Dalam kaitannya dengan pengendalian inflasi, kemampuan kebijakan moneter "lokal" akan menghadapi risiko yang serius karena arus uang tidak dalam bentuk mata uang lokal lagi, tapi dalam mata uang internasional, yaitu libra. Ketika inflasi meningkat, bank sentral biasanya akan masuk untuk mengendalikannya dengan menaikkan tingkat bunga atau ketentuan giro wajib minimum untuk mengendalikan sirkulasi uang. Namun efektivitas kebijakan itu akan sangat menurun kalau otoritas pencipta uang terbesar dikendalikan oleh organisasi swasta seperti Facebook. Libra akan memberi tambahan tekanan inflasi karena telah menambah likuiditas perekonomian.

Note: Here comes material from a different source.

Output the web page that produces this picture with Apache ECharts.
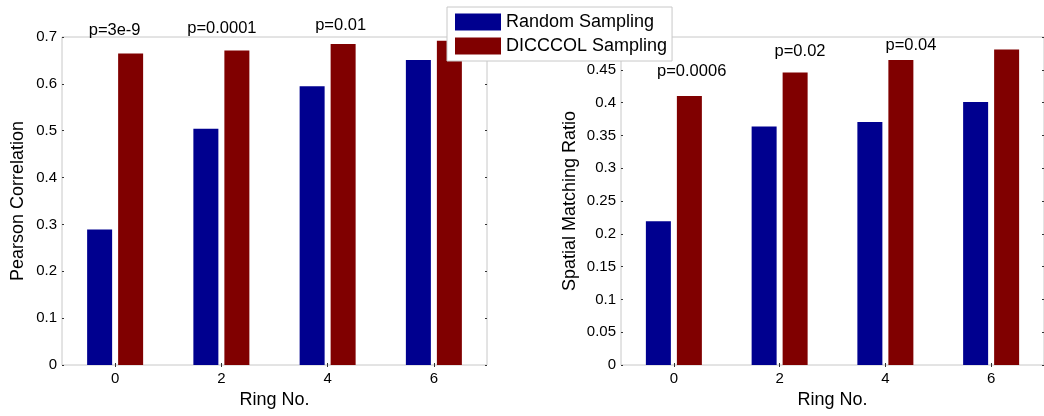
<!DOCTYPE html>
<html>
<head>
<meta charset="utf-8">
<script src="https://cdn.jsdelivr.net/npm/echarts@6/dist/echarts.min.js"></script>
<style>html,body{margin:0;padding:0;background:#fff}#c{width:1044px;height:416px}</style>
</head>
<body>
<div id="c"></div>
<script>
// ---- data ----
const categories = ['0', '2', '4', '6'];
const seriesNames = ['Random Sampling', 'DICCCOL Sampling'];
const pearsonRandom = [0.289, 0.504, 0.595, 0.651];
const pearsonDiccol = [0.665, 0.671, 0.685, 0.692];
const spatialRandom = [0.219, 0.3635, 0.3705, 0.401];
const spatialDiccol = [0.410, 0.446, 0.465, 0.481];
const pearsonP = ['p=3e-9', 'p=0.0001', 'p=0.01', ''];
const spatialP = ['p=0.0006', 'p=0.02', 'p=0.04', ''];
const pearsonTicks = [0, 0.1, 0.2, 0.3, 0.4, 0.5, 0.6, 0.7];
const spatialTicks = [0, 0.05, 0.1, 0.15, 0.2, 0.25, 0.3, 0.35, 0.4, 0.45, 0.5];
const xTitle = 'Ring No.';
const pearsonTitle = 'Pearson Correlation';
const spatialTitle = 'Spatial Matching Ratio';

// ---- styles ----
const FONT = '"Liberation Sans", Arial, sans-serif';
const BLUE = '#00008F';
const RED = '#800000';
const pearsonPOffset = [[-16, -14], [-15, -14], [-2.5, -10], [0, 0]];
const spatialPOffset = [[2.3, -16], [4.9, -12], [10.1, -6], [0, 0]];

function fmt(v) { return String(+v.toFixed(2)); }

function yAxis(gridIndex, ticks, title, gap, main) {
  const interval = +(ticks[1] - ticks[0]).toFixed(4);
  return {
    type: 'value', gridIndex: gridIndex,
    position: main ? 'left' : 'right',
    min: ticks[0], max: ticks[ticks.length - 1], interval: interval,
    name: main ? title : '', nameLocation: 'middle', nameGap: gap,
    nameTextStyle: { fontFamily: FONT, fontSize: 18, color: '#000' },
    axisLine: { show: false },
    splitLine: { show: false },
    axisTick: { show: true, inside: true, length: 2, lineStyle: { color: '#333' } },
    axisLabel: { show: main, margin: 5, fontFamily: FONT, fontSize: 15, color: '#000', formatter: fmt }
  };
}
function xAxis(gridIndex, main) {
  return {
    type: 'category', gridIndex: gridIndex, data: categories,
    position: main ? 'bottom' : 'top',
    name: main ? xTitle : '', nameLocation: 'middle', nameGap: 25,
    nameTextStyle: { fontFamily: FONT, fontSize: 18, color: '#000' },
    axisLine: { show: false },
    axisTick: { show: true, inside: true, length: 2, alignWithLabel: true, lineStyle: { color: '#333' } },
    axisLabel: { show: main, margin: 6, fontFamily: FONT, fontSize: 15, color: '#000' }
  };
}
function pData(values, labels, offsets) {
  return values.map((v, i) => labels[i] ? {
    value: v,
    label: { show: true, position: 'top', distance: 0, offset: offsets[i], formatter: labels[i],
             fontFamily: FONT, fontSize: 16.5, color: '#000' }
  } : v);
}
function bar(name, color, xi, data) {
  return {
    type: 'bar', name: name, xAxisIndex: xi, yAxisIndex: xi,
    data: data, barWidth: 25, barGap: '24%',
    itemStyle: { color: color },
    emphasis: { disabled: true }
  };
}

const chart = echarts.init(document.getElementById('c'), null, { renderer: 'canvas' });
chart.setOption({
  animation: false,
  backgroundColor: '#fff',
  grid: [
    { left: 62, top: 37, width: 425, height: 328, show: true, borderColor: '#c8c8c8', borderWidth: 1 },
    { left: 621, top: 37, width: 423, height: 328, show: true, borderColor: '#c8c8c8', borderWidth: 1 }
  ],
  legend: {
    orient: 'vertical', left: 447, top: 7,
    itemWidth: 46, itemHeight: 17, itemGap: 6,
    padding: [6, 5, 6, 8],
    backgroundColor: '#fff', borderColor: '#c8c8c8', borderWidth: 1,
    icon: 'rect',
    textStyle: { fontFamily: FONT, fontSize: 18, color: '#000', lineHeight: 17 },
    data: seriesNames
  },
  xAxis: [xAxis(0, true), xAxis(1, true), xAxis(0, false), xAxis(1, false)],
  yAxis: [
    yAxis(0, pearsonTicks, pearsonTitle, 35, true),
    yAxis(1, spatialTicks, spatialTitle, 42, true),
    yAxis(0, pearsonTicks, '', 0, false),
    yAxis(1, spatialTicks, '', 0, false)
  ],
  series: [
    bar(seriesNames[0], BLUE, 0, pearsonRandom),
    bar(seriesNames[1], RED, 0, pData(pearsonDiccol, pearsonP, pearsonPOffset)),
    bar(seriesNames[0], BLUE, 1, spatialRandom),
    bar(seriesNames[1], RED, 1, pData(spatialDiccol, spatialP, spatialPOffset))
  ]
});
</script>
</body>
</html>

Namun menghentikan lahirnya libra bukan tindakan yang bijak. Suatu inovasi kelembagaan ekonomi perlu dicoba dulu karena ia masih menyimpan potensi positif bagi perekonomian global. Misalnya, pekerja migran akan sangat diuntungkan karena transfer dana serta transaksinya akan jauh lebih efisien dan efektif. Apalagi pada masa awal akan ada subsidi besar-besaran dari Facebook untuk memasyarakatkan libra, sehingga ada transfer dana riil dari Facebook ke pengguna libra. Ini seperti Go-Pay yang mensubsidi besar-besaran pemakai Go-Jek sehingga menambah daya dorong ekonomi melalui tambahan konsumsi masyarakat.
Di samping itu, belum ada hukum atau ketentuan untuk menghentikan libra. Sebab, pada dasarnya libra tidak jauh berbeda dengan kupon yang dibeli dengan yen di Disneyland Tokyo untuk membeli makanan dan menikmati wahana di sana.
Pemangku kebijakan harus segera mempertimbangkan uang digital semacam ini. Kita membutuhkan hukum baru dan kesepakatan global untuk memitigasi potensi negatifnya. Kita juga harus mampu membatasi kekuatan organisasi yang mengontrol uang tersebut. Hal ini tidak dapat diatasi di tataran nasional, tapi perlu kerja sama multilateral.